Personal information
- Date of birth: 24 May 1973 (age 52)
- Place of birth: Akçalören, İvrindi, Balıkesir, Turkey

Senior career*
- Years: Team / Apps / (Gls)
- 1995–1997: Gürtaşspor
- 1997: Dinarsuspor

International career
- 1995–1996: Turkey / 7 / (1)

= Nazan Bulut =

Turkish former women's footballer

Nazan Bulut (born 24 May 1973) is a Turkish former women's footballer. She was a member of the Turkey women's national team. She is a teacher for physical education.

Nazan Bulut was born at Akçalören village of İvrindi district in Balıkesir Province, western Turkey on 24 May 1973.

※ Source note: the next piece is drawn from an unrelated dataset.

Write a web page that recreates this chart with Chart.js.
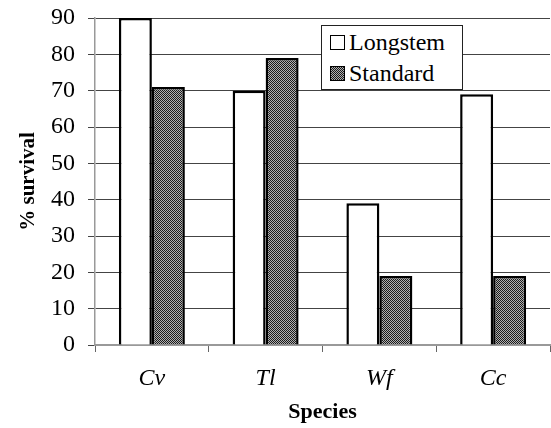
<!DOCTYPE html>
<html>
<head>
<meta charset="utf-8">
<script src="https://cdn.jsdelivr.net/npm/chart.js@4"></script>
<style>
html,body{margin:0;padding:0;background:#fff}
#wrap{position:relative;width:551px;height:428px}
#legend{position:absolute;left:321px;top:25px;width:142px;height:65px;border:1.5px solid #222;background:#fff;
font-family:"Liberation Serif",serif;font-size:24px;color:#000;box-sizing:border-box;padding:1px 0 0 8px;white-space:nowrap}
#legend div{height:31px;line-height:31px}
#legend span{display:inline-block;width:13px;height:13px;border:1.5px solid #000;margin-right:4px;vertical-align:0px}
</style>
</head>
<body>
<div id="wrap">
<canvas id="c" width="551" height="428"></canvas>
<div id="legend">
<div><span id="lg1" style="background:#fff"></span>Longstem</div>
<div><span id="lg2"></span>Standard</div>
</div>
</div>
<script>
const species=["Cv","Tl","Wf","Cc"]
const longstem=[90,70,39,69]
const standard=[71,79,19,19]
const yTicks=[0,10,20,30,40,50,60,70,80,90]

function makePattern(){
const p=document.createElement("canvas")
p.width=4
p.height=4
const g=p.getContext("2d")
g.fillStyle="#b0b0b0"
g.fillRect(0,0,4,4)
g.fillStyle="#1a1a1a"
for(let y=0;y<4;y++){
for(let x=0;x<4;x++){
if((x+y)%2===0) g.fillRect(x,y,1,1)
}
}
return p
}

const patCanvas=makePattern()
const ctx=document.getElementById("c").getContext("2d")
const pattern=ctx.createPattern(patCanvas,"repeat")
document.getElementById("lg2").style.background="url("+patCanvas.toDataURL()+")"

new Chart(ctx,{
type:"bar",
data:{
labels:species,
datasets:[
{label:"Longstem",data:longstem,backgroundColor:"#fff",borderColor:"#000",borderWidth:2.5},
{label:"Standard",data:standard,backgroundColor:pattern,borderColor:"#000",borderWidth:2.5}
]
},
options:{
responsive:false,
animation:false,
events:[],
layout:{padding:{left:0,right:1,top:0,bottom:0}},
plugins:{legend:{display:false},tooltip:{enabled:false}},
datasets:{bar:{categoryPercentage:0.58,barPercentage:1}},
scales:{
x:{
offset:true,
afterFit:s=>{s.height=83},
grid:{offset:true,drawOnChartArea:false,drawTicks:true,tickLength:7,color:"#666"},
border:{display:true,color:"#999",width:2},
ticks:{color:"#000",padding:12,font:{family:"Liberation Serif",size:24,style:"italic"}},
title:{display:true,text:"Species",color:"#000",padding:{top:0,bottom:2},font:{family:"Liberation Serif",size:22,weight:"bold"}}
},
y:{
min:0,
max:90,
afterBuildTicks:s=>{s.ticks=yTicks.map(v=>({value:v}))},
afterFit:s=>{s.width=95;s.paddingTop=18},
grid:{color:"#444",lineWidth:1,tickLength:7},
border:{display:true,color:"#999",width:1.5},
ticks:{color:"#000",padding:13,font:{family:"Liberation Serif",size:24}},
title:{display:true,text:"% survival",color:"#000",padding:{top:16,bottom:0},font:{family:"Liberation Serif",size:21,weight:"bold"}}
}
}
}
})
</script>
</body>
</html>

She serves as a teacher for physical education in the special education and rehabilitation center in Çamlık, Denizli (Denizli Çamlık Özel Eğitim Merkezi).

==Playing career==
===Club===
Bulut began her football playing career in the Ankara-based club Gürtaşspor on 30 March 1995. In the second half of the 1996–97 season, she transferred to Dinarsuspor in Istanbul.

===International===
Bulut was admitted to the Turkey women's team, and debuted in the friendly match against Romania on 8 September 1995. She played in five matches of the UEFA Women's Euro 1997 qualification – Group 8 against Hungary, Bulgaria and Ukraine in 1995 and 1996. She scored the only goal of Turkey in the match against Hungary on 9 May 1996. She capped seven times for the Turkey national team.